### Task
Transcribe all of the material exactly. Any picture in it should be left out.

### Information shown
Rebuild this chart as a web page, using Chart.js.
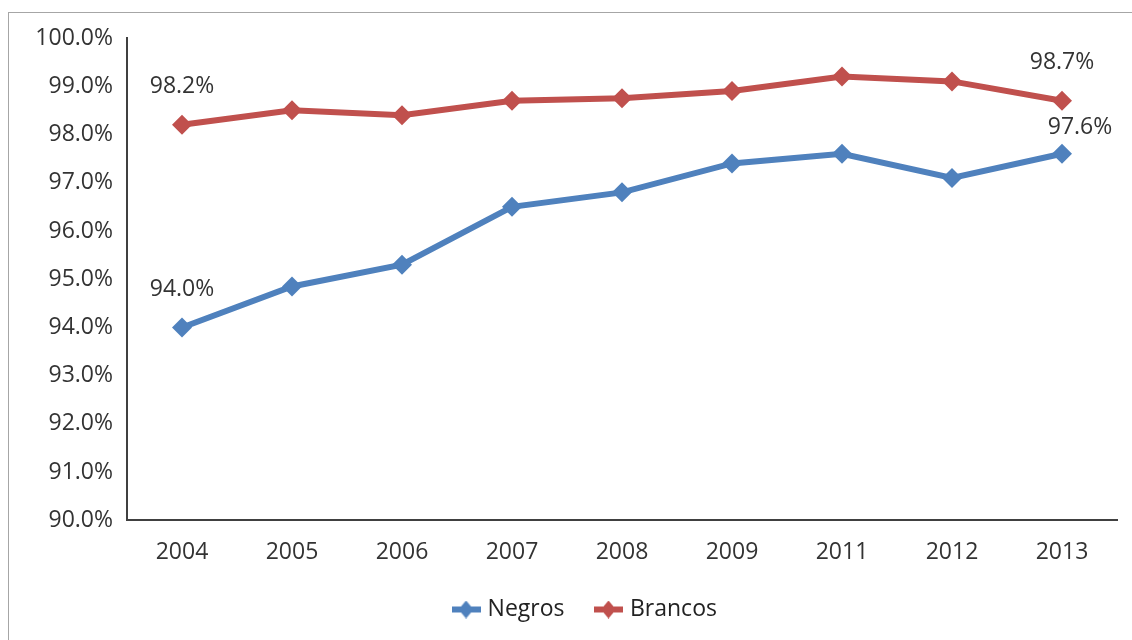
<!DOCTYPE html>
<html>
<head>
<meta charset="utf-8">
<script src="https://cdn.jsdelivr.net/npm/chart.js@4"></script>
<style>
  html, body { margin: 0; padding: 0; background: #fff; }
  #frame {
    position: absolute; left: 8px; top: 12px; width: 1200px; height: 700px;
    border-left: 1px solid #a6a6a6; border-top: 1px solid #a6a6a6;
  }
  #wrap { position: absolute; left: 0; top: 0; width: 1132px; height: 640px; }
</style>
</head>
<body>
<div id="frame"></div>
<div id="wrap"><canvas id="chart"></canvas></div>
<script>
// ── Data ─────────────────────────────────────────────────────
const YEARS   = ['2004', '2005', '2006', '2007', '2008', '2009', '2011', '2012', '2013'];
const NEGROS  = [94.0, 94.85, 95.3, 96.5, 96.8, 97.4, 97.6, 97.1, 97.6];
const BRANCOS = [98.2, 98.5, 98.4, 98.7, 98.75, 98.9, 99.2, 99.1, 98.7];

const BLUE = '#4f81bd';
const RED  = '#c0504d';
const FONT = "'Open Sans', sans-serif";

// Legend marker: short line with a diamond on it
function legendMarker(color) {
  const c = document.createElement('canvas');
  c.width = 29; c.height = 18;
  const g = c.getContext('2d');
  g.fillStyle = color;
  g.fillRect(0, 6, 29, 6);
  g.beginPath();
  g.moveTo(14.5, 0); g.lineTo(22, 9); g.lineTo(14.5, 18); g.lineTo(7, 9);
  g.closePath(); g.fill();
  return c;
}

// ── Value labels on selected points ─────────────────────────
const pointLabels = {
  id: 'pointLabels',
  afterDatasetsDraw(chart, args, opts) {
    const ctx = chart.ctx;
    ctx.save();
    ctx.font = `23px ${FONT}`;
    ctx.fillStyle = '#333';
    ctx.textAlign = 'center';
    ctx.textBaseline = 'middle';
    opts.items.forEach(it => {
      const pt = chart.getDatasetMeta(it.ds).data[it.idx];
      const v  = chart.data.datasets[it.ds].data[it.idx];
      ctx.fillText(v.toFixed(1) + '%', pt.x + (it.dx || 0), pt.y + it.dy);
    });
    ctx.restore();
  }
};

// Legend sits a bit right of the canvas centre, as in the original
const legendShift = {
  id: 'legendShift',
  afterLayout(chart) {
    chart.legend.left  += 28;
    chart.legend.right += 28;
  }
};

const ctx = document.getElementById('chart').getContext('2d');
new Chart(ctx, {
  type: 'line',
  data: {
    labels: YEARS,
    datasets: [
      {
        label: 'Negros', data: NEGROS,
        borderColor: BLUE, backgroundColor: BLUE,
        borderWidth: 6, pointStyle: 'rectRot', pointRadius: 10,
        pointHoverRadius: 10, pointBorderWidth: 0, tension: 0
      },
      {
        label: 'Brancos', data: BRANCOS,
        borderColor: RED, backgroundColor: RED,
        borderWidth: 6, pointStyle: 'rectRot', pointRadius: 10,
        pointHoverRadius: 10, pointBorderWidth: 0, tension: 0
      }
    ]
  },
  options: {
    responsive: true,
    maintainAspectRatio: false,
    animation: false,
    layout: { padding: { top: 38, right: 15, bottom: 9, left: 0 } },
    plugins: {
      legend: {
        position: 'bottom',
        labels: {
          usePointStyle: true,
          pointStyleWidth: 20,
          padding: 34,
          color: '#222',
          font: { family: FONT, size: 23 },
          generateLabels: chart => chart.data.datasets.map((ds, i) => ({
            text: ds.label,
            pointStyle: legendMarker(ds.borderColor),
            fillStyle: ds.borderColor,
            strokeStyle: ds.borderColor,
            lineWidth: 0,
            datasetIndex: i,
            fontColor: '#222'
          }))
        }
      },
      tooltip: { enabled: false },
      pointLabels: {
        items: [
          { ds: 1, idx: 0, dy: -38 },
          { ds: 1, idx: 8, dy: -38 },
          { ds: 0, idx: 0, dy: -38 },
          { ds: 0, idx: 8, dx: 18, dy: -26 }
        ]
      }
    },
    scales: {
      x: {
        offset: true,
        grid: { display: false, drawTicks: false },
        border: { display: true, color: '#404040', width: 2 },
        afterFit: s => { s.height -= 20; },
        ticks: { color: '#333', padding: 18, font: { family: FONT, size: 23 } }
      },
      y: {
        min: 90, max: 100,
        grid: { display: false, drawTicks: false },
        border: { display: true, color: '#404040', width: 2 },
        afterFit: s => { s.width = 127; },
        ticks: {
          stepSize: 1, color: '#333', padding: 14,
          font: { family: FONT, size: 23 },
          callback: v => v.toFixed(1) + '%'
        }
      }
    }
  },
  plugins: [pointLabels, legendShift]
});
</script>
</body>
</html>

### Written answer
Rebuild this chart as a web page, using Chart.js.
<!DOCTYPE html>
<html>
<head>
<meta charset="utf-8">
<script src="https://cdn.jsdelivr.net/npm/chart.js@4"></script>
<style>
  html, body { margin: 0; padding: 0; background: #fff; }
  #frame {
    position: absolute; left: 8px; top: 12px; width: 1200px; height: 700px;
    border-left: 1px solid #a6a6a6; border-top: 1px solid #a6a6a6;
  }
  #wrap { position: absolute; left: 0; top: 0; width: 1132px; height: 640px; }
</style>
</head>
<body>
<div id="frame"></div>
<div id="wrap"><canvas id="chart"></canvas></div>
<script>
// ── Data ─────────────────────────────────────────────────────
const YEARS   = ['2004', '2005', '2006', '2007', '2008', '2009', '2011', '2012', '2013'];
const NEGROS  = [94.0, 94.85, 95.3, 96.5, 96.8, 97.4, 97.6, 97.1, 97.6];
const BRANCOS = [98.2, 98.5, 98.4, 98.7, 98.75, 98.9, 99.2, 99.1, 98.7];

const BLUE = '#4f81bd';
const RED  = '#c0504d';
const FONT = "'Open Sans', sans-serif";

// Legend marker: short line with a diamond on it
function legendMarker(color) {
  const c = document.createElement('canvas');
  c.width = 29; c.height = 18;
  const g = c.getContext('2d');
  g.fillStyle = color;
  g.fillRect(0, 6, 29, 6);
  g.beginPath();
  g.moveTo(14.5, 0); g.lineTo(22, 9); g.lineTo(14.5, 18); g.lineTo(7, 9);
  g.closePath(); g.fill();
  return c;
}

// ── Value labels on selected points ─────────────────────────
const pointLabels = {
  id: 'pointLabels',
  afterDatasetsDraw(chart, args, opts) {
    const ctx = chart.ctx;
    ctx.save();
    ctx.font = `23px ${FONT}`;
    ctx.fillStyle = '#333';
    ctx.textAlign = 'center';
    ctx.textBaseline = 'middle';
    opts.items.forEach(it => {
      const pt = chart.getDatasetMeta(it.ds).data[it.idx];
      const v  = chart.data.datasets[it.ds].data[it.idx];
      ctx.fillText(v.toFixed(1) + '%', pt.x + (it.dx || 0), pt.y + it.dy);
    });
    ctx.restore();
  }
};

// Legend sits a bit right of the canvas centre, as in the original
const legendShift = {
  id: 'legendShift',
  afterLayout(chart) {
    chart.legend.left  += 28;
    chart.legend.right += 28;
  }
};

const ctx = document.getElementById('chart').getContext('2d');
new Chart(ctx, {
  type: 'line',
  data: {
    labels: YEARS,
    datasets: [
      {
        label: 'Negros', data: NEGROS,
        borderColor: BLUE, backgroundColor: BLUE,
        borderWidth: 6, pointStyle: 'rectRot', pointRadius: 10,
        pointHoverRadius: 10, pointBorderWidth: 0, tension: 0
      },
      {
        label: 'Brancos', data: BRANCOS,
        borderColor: RED, backgroundColor: RED,
        borderWidth: 6, pointStyle: 'rectRot', pointRadius: 10,
        pointHoverRadius: 10, pointBorderWidth: 0, tension: 0
      }
    ]
  },
  options: {
    responsive: true,
    maintainAspectRatio: false,
    animation: false,
    layout: { padding: { top: 38, right: 15, bottom: 9, left: 0 } },
    plugins: {
      legend: {
        position: 'bottom',
        labels: {
          usePointStyle: true,
          pointStyleWidth: 20,
          padding: 34,
          color: '#222',
          font: { family: FONT, size: 23 },
          generateLabels: chart => chart.data.datasets.map((ds, i) => ({
            text: ds.label,
            pointStyle: legendMarker(ds.borderColor),
            fillStyle: ds.borderColor,
            strokeStyle: ds.borderColor,
            lineWidth: 0,
            datasetIndex: i,
            fontColor: '#222'
          }))
        }
      },
      tooltip: { enabled: false },
      pointLabels: {
        items: [
          { ds: 1, idx: 0, dy: -38 },
          { ds: 1, idx: 8, dy: -38 },
          { ds: 0, idx: 0, dy: -38 },
          { ds: 0, idx: 8, dx: 18, dy: -26 }
        ]
      }
    },
    scales: {
      x: {
        offset: true,
        grid: { display: false, drawTicks: false },
        border: { display: true, color: '#404040', width: 2 },
        afterFit: s => { s.height -= 20; },
        ticks: { color: '#333', padding: 18, font: { family: FONT, size: 23 } }
      },
      y: {
        min: 90, max: 100,
        grid: { display: false, drawTicks: false },
        border: { display: true, color: '#404040', width: 2 },
        afterFit: s => { s.width = 127; },
        ticks: {
          stepSize: 1, color: '#333', padding: 14,
          font: { family: FONT, size: 23 },
          callback: v => v.toFixed(1) + '%'
        }
      }
    }
  },
  plugins: [pointLabels, legendShift]
});
</script>
</body>
</html>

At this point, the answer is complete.